# start of RECORDS SUPPLIED

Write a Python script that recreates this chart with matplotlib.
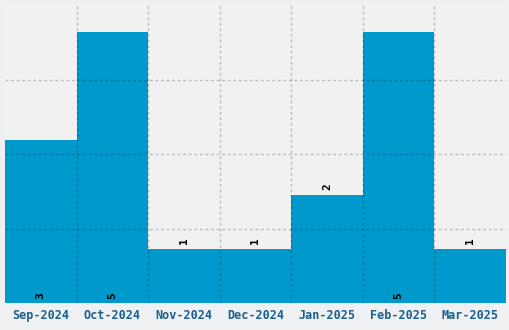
import numpy as np
import matplotlib
matplotlib.use('Agg')
import matplotlib.pyplot as plt

months = ['Sep-2024', 'Oct-2024', 'Nov-2024', 'Dec-2024', 'Jan-2025', 'Feb-2025', 'Mar-2025']
counts = [3, 5, 1, 1, 2, 5, 1]

fig = plt.figure(figsize=(5.1, 3.3), dpi=100, facecolor='#eef0f1')
ax = fig.add_axes([5/510., 27/330., 501/510., 298/330.])
ax.set_facecolor('#f1f1f1')

x = np.arange(len(months))
ax.bar(x, counts, width=1.0, color='#0099cc', zorder=1)

ax.set_xlim(-0.5, len(months) - 0.5)
ymax = 5.5
ax.set_ylim(0, ymax)

# labels in the middle of the bars, grid on the bar edges
ax.set_xticks(x)
ax.set_xticklabels(months, family='DejaVu Sans Mono', fontweight='bold',
                   fontsize=8.5, color='#1a5f8f')
ax.set_xticks(x[:-1] + 0.5, minor=True)
ax.set_yticks(np.linspace(0, ymax, 5)[1:-1])
ax.set_yticklabels([])
ax.tick_params(which='both', length=0, pad=4)
ax.tick_params(axis='y', left=False)
ax.grid(False)
ax.xaxis.grid(True, which='minor', ls=(0, (2, 2)), color='k', alpha=0.22, lw=1, zorder=3)
ax.yaxis.grid(True, which='major', ls=(0, (2, 2)), color='k', alpha=0.22, lw=1, zorder=3)
ax.set_axisbelow(False)
for s in ax.spines.values():
    s.set_visible(False)

for xi, c in zip(x, counts):
    if c >= 3:
        ax.text(xi, 0.08, str(c), rotation=90, ha='center', va='bottom',
                family='DejaVu Sans Mono', fontweight='bold', fontsize=8, zorder=4)
    else:
        ax.text(xi, c + 0.08, str(c), rotation=90, ha='center', va='bottom',
                family='DejaVu Sans Mono', fontweight='bold', fontsize=8, zorder=4)

fig.savefig('out.png', dpi=100, facecolor=fig.get_facecolor())
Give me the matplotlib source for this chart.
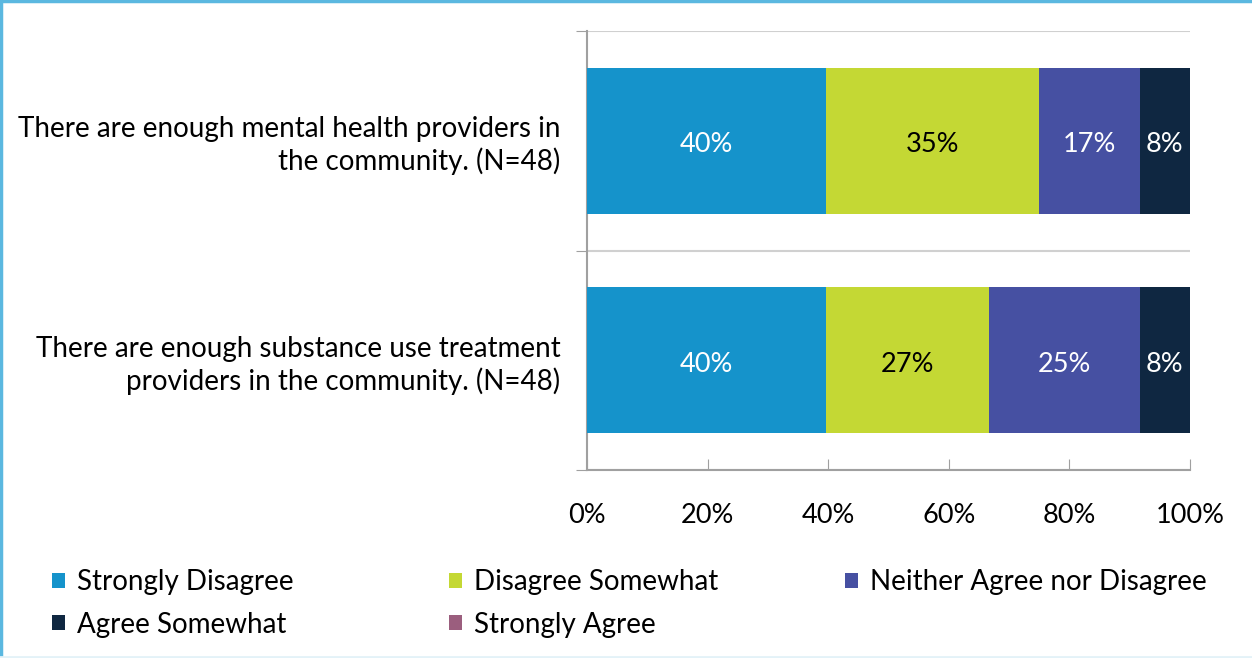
import matplotlib
matplotlib.use("Agg")
import matplotlib.pyplot as plt
from matplotlib.patches import Patch
from matplotlib.lines import Line2D
import numpy as np

plt.rcParams['font.family'] = ['Lato', 'DejaVu Sans']

categories = [
    "There are enough mental health providers in\nthe community. (N=48)",
    "There are enough substance use treatment\nproviders in the community. (N=48)",
]
series_names = ["Strongly Disagree", "Disagree Somewhat", "Neither Agree nor Disagree",
                "Agree Somewhat", "Strongly Agree"]
# percentages (counts out of 48)
values = {
    "Strongly Disagree": [39.58, 39.58],
    "Disagree Somewhat": [35.42, 27.08],
    "Neither Agree nor Disagree": [16.67, 25.00],
    "Agree Somewhat": [8.33, 8.33],
    "Strongly Agree": [0.0, 0.0],
}
colors = ["#1593CB", "#C4D834", "#4650A2", "#0F2741", "#9B5E7E"]
label_colors = ["white", "black", "white", "white", "white"]
xticks = [0, 20, 40, 60, 80, 100]
xtick_labels = ["0%", "20%", "40%", "60%", "80%", "100%"]

FS = 20
FS_T = 19.5
W, H = 1252, 658
fig = plt.figure(figsize=(W / 100, H / 100), dpi=100)
ax = fig.add_axes([587 / W, 1 - 470 / H, (1190 - 587) / W, (470 - 31) / H])

y = np.arange(len(categories))
left = np.zeros(len(categories))
for name, c, lc in zip(series_names, colors, label_colors):
    v = np.array(values[name])
    bars = ax.barh(y, v, left=left, height=0.665, color=c, edgecolor='none', zorder=3)
    for rect, val in zip(bars, v):
        if val > 0:
            ax.annotate(f"{val:.0f}%",
                        (rect.get_x() + rect.get_width() / 2, rect.get_y() + rect.get_height() / 2),
                        xytext=(0, -3), textcoords='offset points',
                        ha='center', va='center', color=lc, fontsize=FS_T, zorder=4)
    left += v

ax.set_xlim(0, 100)
ax.set_ylim(1.5, -0.5)
ax.set_xticks(xticks)
ax.set_xticklabels(xtick_labels, fontsize=FS_T)
ax.tick_params(axis='x', direction='in', length=8, color='#A0A0A0', pad=24)

ax.set_yticks([-0.5, 0.5, 1.5])
ax.set_yticklabels([])
ax.tick_params(axis='y', which='major', direction='out', length=8, color='#A0A0A0')
ax.set_yticks(y, minor=True)
ax.set_yticklabels(categories, minor=True, fontsize=FS, ha='right', linespacing=1.22)
ax.tick_params(axis='y', which='minor', length=0, pad=19)

ax.grid(axis='y', which='major', color='#D0D0D0', linewidth=1.5, zorder=0)
for s in ['top', 'right']:
    ax.spines[s].set_visible(False)
for s in ['left', 'bottom']:
    ax.spines[s].set_color('#A0A0A0')
    ax.spines[s].set_linewidth(1.5)

# legend in three columns (Excel-style equal column widths)
handles = [Patch(facecolor=c, edgecolor='none') for c in colors]
col_x = [52, 449, 845]
cols = [[0, 3], [1, 4], [2]]
for cx, idx in zip(col_x, cols):
    fig.legend([handles[i] for i in idx], [series_names[i] for i in idx],
               loc='upper left', bbox_to_anchor=(cx / W, 1 - 569 / H),
               frameon=False, fontsize=FS, borderpad=0, borderaxespad=0,
               handlelength=0.45, handleheight=0.45, handletextpad=0.45,
               labelspacing=0.6)

# frame
fc = '#5BB8E0'
fig.add_artist(Line2D([0.0008, 0.0008], [0, 1], transform=fig.transFigure, color=fc, lw=2.5))
fig.add_artist(Line2D([0, 1], [0.998, 0.998], transform=fig.transFigure, color=fc, lw=2.5))
fig.add_artist(Line2D([0, 1], [0.002, 0.002], transform=fig.transFigure, color='#E3F2F8', lw=2))

fig.savefig("out.png", dpi=100)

# end of RECORDS SUPPLIED

**TASK DIRECTIONS:**
From the entries above, copy exactly the lines starting at the one with "Give me the matplotlib source for this chart." and stopping at the one with "ax.tick_params(axis='y', which='minor', length=0, pad=19)", keeping both ends. Drop the pictures.

**THE COMPLETED TASK:**
Give me the matplotlib source for this chart.
import matplotlib
matplotlib.use("Agg")
import matplotlib.pyplot as plt
from matplotlib.patches import Patch
from matplotlib.lines import Line2D
import numpy as np

plt.rcParams['font.family'] = ['Lato', 'DejaVu Sans']

categories = [
    "There are enough mental health providers in\nthe community. (N=48)",
    "There are enough substance use treatment\nproviders in the community. (N=48)",
]
series_names = ["Strongly Disagree", "Disagree Somewhat", "Neither Agree nor Disagree",
                "Agree Somewhat", "Strongly Agree"]
# percentages (counts out of 48)
values = {
    "Strongly Disagree": [39.58, 39.58],
    "Disagree Somewhat": [35.42, 27.08],
    "Neither Agree nor Disagree": [16.67, 25.00],
    "Agree Somewhat": [8.33, 8.33],
    "Strongly Agree": [0.0, 0.0],
}
colors = ["#1593CB", "#C4D834", "#4650A2", "#0F2741", "#9B5E7E"]
label_colors = ["white", "black", "white", "white", "white"]
xticks = [0, 20, 40, 60, 80, 100]
xtick_labels = ["0%", "20%", "40%", "60%", "80%", "100%"]

FS = 20
FS_T = 19.5
W, H = 1252, 658
fig = plt.figure(figsize=(W / 100, H / 100), dpi=100)
ax = fig.add_axes([587 / W, 1 - 470 / H, (1190 - 587) / W, (470 - 31) / H])

y = np.arange(len(categories))
left = np.zeros(len(categories))
for name, c, lc in zip(series_names, colors, label_colors):
    v = np.array(values[name])
    bars = ax.barh(y, v, left=left, height=0.665, color=c, edgecolor='none', zorder=3)
    for rect, val in zip(bars, v):
        if val > 0:
            ax.annotate(f"{val:.0f}%",
                        (rect.get_x() + rect.get_width() / 2, rect.get_y() + rect.get_height() / 2),
                        xytext=(0, -3), textcoords='offset points',
                        ha='center', va='center', color=lc, fontsize=FS_T, zorder=4)
    left += v

ax.set_xlim(0, 100)
ax.set_ylim(1.5, -0.5)
ax.set_xticks(xticks)
ax.set_xticklabels(xtick_labels, fontsize=FS_T)
ax.tick_params(axis='x', direction='in', length=8, color='#A0A0A0', pad=24)

ax.set_yticks([-0.5, 0.5, 1.5])
ax.set_yticklabels([])
ax.tick_params(axis='y', which='major', direction='out', length=8, color='#A0A0A0')
ax.set_yticks(y, minor=True)
ax.set_yticklabels(categories, minor=True, fontsize=FS, ha='right', linespacing=1.22)
ax.tick_params(axis='y', which='minor', length=0, pad=19)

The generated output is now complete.